Завет мести

Есть слова, что живут дольше камня и крепче стали. Они вплетаются в воздух, которым дышит народ, становятся колыбельной и боевым кличем, молитвой и проклятием. Одно такое заклинание, рожденное в сердце степи, эхом катится сквозь поколения, звуча на пирах и поминках, в школьных классах и у солдатских костров. Это Завет – не просто стихи, но формула судьбы, требование, обращенное из могилы к живым.

Як умру, то поховайте... (Как умру, похороните...)

Начало – в самой сути человеческого. Глубже Платонова «двуногого без перьев», зорче Диогенова ощипанного петуха – прозрение библиотекаря-философа Федорова: «Человек есть существо, которое погребает». В этом акте – не просто санитария или скорбь. В нем – основа основ, непреложная социальная связь, утверждение принадлежности.

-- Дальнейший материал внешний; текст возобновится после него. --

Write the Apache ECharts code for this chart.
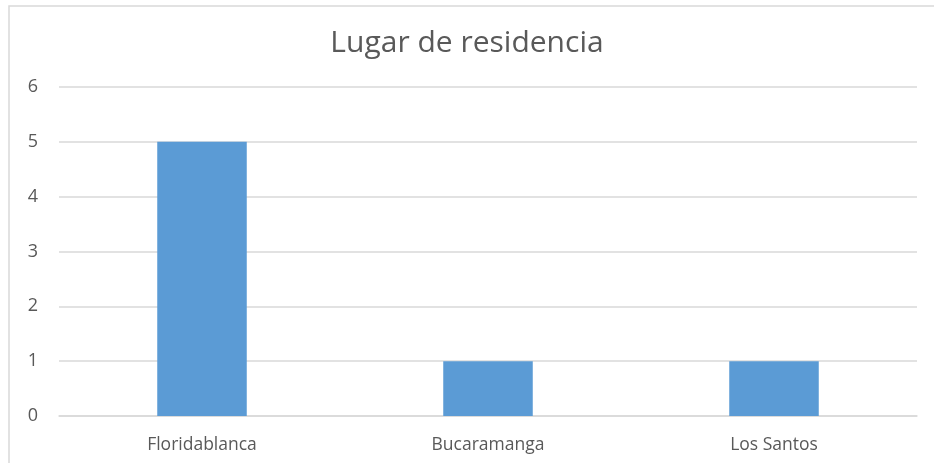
<!DOCTYPE html>
<html><head><meta charset="utf-8">
<script src="https://cdn.jsdelivr.net/npm/echarts@6/dist/echarts.min.js"></script>
<style>html,body{margin:0;padding:0;background:#fff}#c{width:934px;height:463px}</style>
</head><body><div id="c"></div>
<script>
const categories = ['Floridablanca', 'Bucaramanga', 'Los Santos'];
const values = [5, 1, 1];
const chart = echarts.init(document.getElementById('c'));
chart.setOption({
  animation: false,
  backgroundColor: '#fff',
  graphic: [{
    type: 'rect', shape: {x: 9, y: 6, width: 940, height: 470},
    style: {fill: 'none', stroke: '#d9d9d9', lineWidth: 1.5}, silent: true
  }],
  title: {
    text: 'Lugar de residencia', left: 'center', top: 23,
    textStyle: {fontFamily: 'Open Sans', fontSize: 30, fontWeight: 'normal', color: '#595959'}
  },
  grid: {left: 59, right: 17, top: 87, bottom: 47, containLabel: false},
  xAxis: {
    type: 'category', data: categories,
    axisLine: {show: true, lineStyle: {color: '#d9d9d9', width: 1.5}},
    axisTick: {show: false},
    axisLabel: {fontFamily: 'Open Sans', fontSize: 17.5, color: '#595959', margin: 20}
  },
  yAxis: {
    type: 'value', min: 0, max: 6, interval: 1,
    axisLine: {show: false}, axisTick: {show: false},
    splitLine: {lineStyle: {color: '#d9d9d9', width: 1.5}},
    axisLabel: {fontFamily: 'Open Sans', fontSize: 18, color: '#595959', margin: 21}
  },
  series: [{
    type: 'bar', data: values, barWidth: '31.3%',
    itemStyle: {color: '#5b9bd5'}
  }]
});
</script></body></html>
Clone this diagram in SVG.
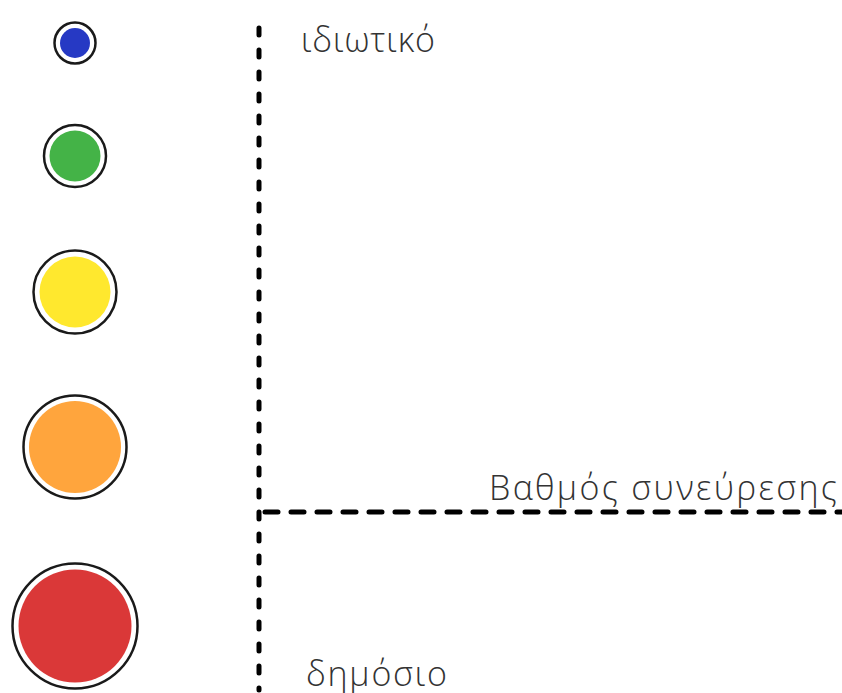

Похоронить – значит признать своим, включить в круг, подтвердить узы, что крепче смерти. Хоронят даже врагов, дабы утвердить порядок мира. А уж своих… «Молодцы дети! Хорошо похоронили мать!» – в этом восторге простодушной женщины звучит гимн нерушимой солидарности, уверенность в том, что ты не будешь оставлен прахом на семи ветрах.

И Завет Кобзаря – он об этом. Он – квинтэссенция этой жажды принадлежности, этого последнего упования на своих. Он становится гимном этой изначальной солидарности, почти семейной, родовой, племенной.

Мене на могилі
Серед степу широкого
На Вкраїні милій...

Не просто земля – Могила. Место Силы, точка привязки души к родному пространству. И не просто где-то – но там, где ширь степная сливается с небом, где видны ланы и кручи Днепра. Где слышно Его – Ревущего, древнего бога реки, чья мощь – символ вечной жизни и вечной борьбы. Быть похороненным там – значит стать частью этого пейзажа, слиться с ним, вечно созерцать его драму.

Щоб лани широкополі,
І Дніпро, і кручі
Було видно, було чути,
Як реве ревучий.

Но это лишь первая часть заклинания. Завет требует не только погребения, но и действия. Он ставит условие для окончательного ухода, для последнего полета души.

Як понесе з України
У синєє море
Кров ворожу... отойді я
І лани і гори —
Все покину, і полину
До самого Бога
Молитися... а до того
Я не знаю Бога.

Вот она – точка разрыва, парадокс, вплавленный в самую суть Завета. Полет к Богу, высшее устремление души – возможно лишь после. После того, как Днепр унесет в море вражью кровь. До этого момента – Бог неведом, путь к Нему закрыт. Молитва откладывается до свершения земной мести. Душа прикована к степи, к Днепру, к круговороту ненависти и борьбы.

И призыв к живым – не о тихой памяти, но о действии, яростном и кровавом:

Поховайте та вставайте,
Кайдани порвіте
І вражою злою кров’ю
Волю окропіте.

Похороните – и восстаньте! Разорвите цепи! Окропите свободу вражьей кровью! Жестокая цена за волю. Жестокое условие для упокоения того, кто оставил этот Завет.
И лишь потом, после всего – просьба о памяти:

І мене в сем’ї великій,
В сем’ї вольній, новій,
Не забудьте пом’янути
Незлим тихим словом.

В семье – великой, вольной, новой. Семье, рожденной из борьбы, скрепленной пролитой кровью и общей памятью. Памятью «незлым тихим словом» – но возможно ли оно после всего, что требовалось свершить?

Сознание ребенка видит мир ясным: свои и чужие. Зрелость ищет примирения, знает цену вражде. Мудрость веков, от Евангелия до древних приветствий, говорит о мире: примирись, прежде чем идти к алтарю; «Шалом алейхем» – мир вам; «Покойся с миром». Мир – необходимое условие для перехода, для истинного покоя.

Но что, если душа уходит, неся в себе не мир, а Завет мести? Если она похоронила мир в себе, а не себя в мире? Если ее последнее слово – не прощение, а требование крови?

Тогда погребение в милой Украинской земле становится не вратами к покою, но якорем. Душа остается на краю, в междумирье. Прикованная к своей Могиле, к степи, к реву Днепра, она ждет. Ждет, когда живые исполнят ее Завет, когда река понесет в море вражью кровь. До тех пор Бог неведом, полет невозможен. Она – страж своей земли и своей ненависти, вечный заложник собственной воли, застывшей в словах бессмертного, но такого земного, такого требовательного Завета. И эхо его слов – «Поховайте та вставайте!» – гремит в междумирье, не давая обрести ни окончательной смерти, ни подлинной жизни в вечности.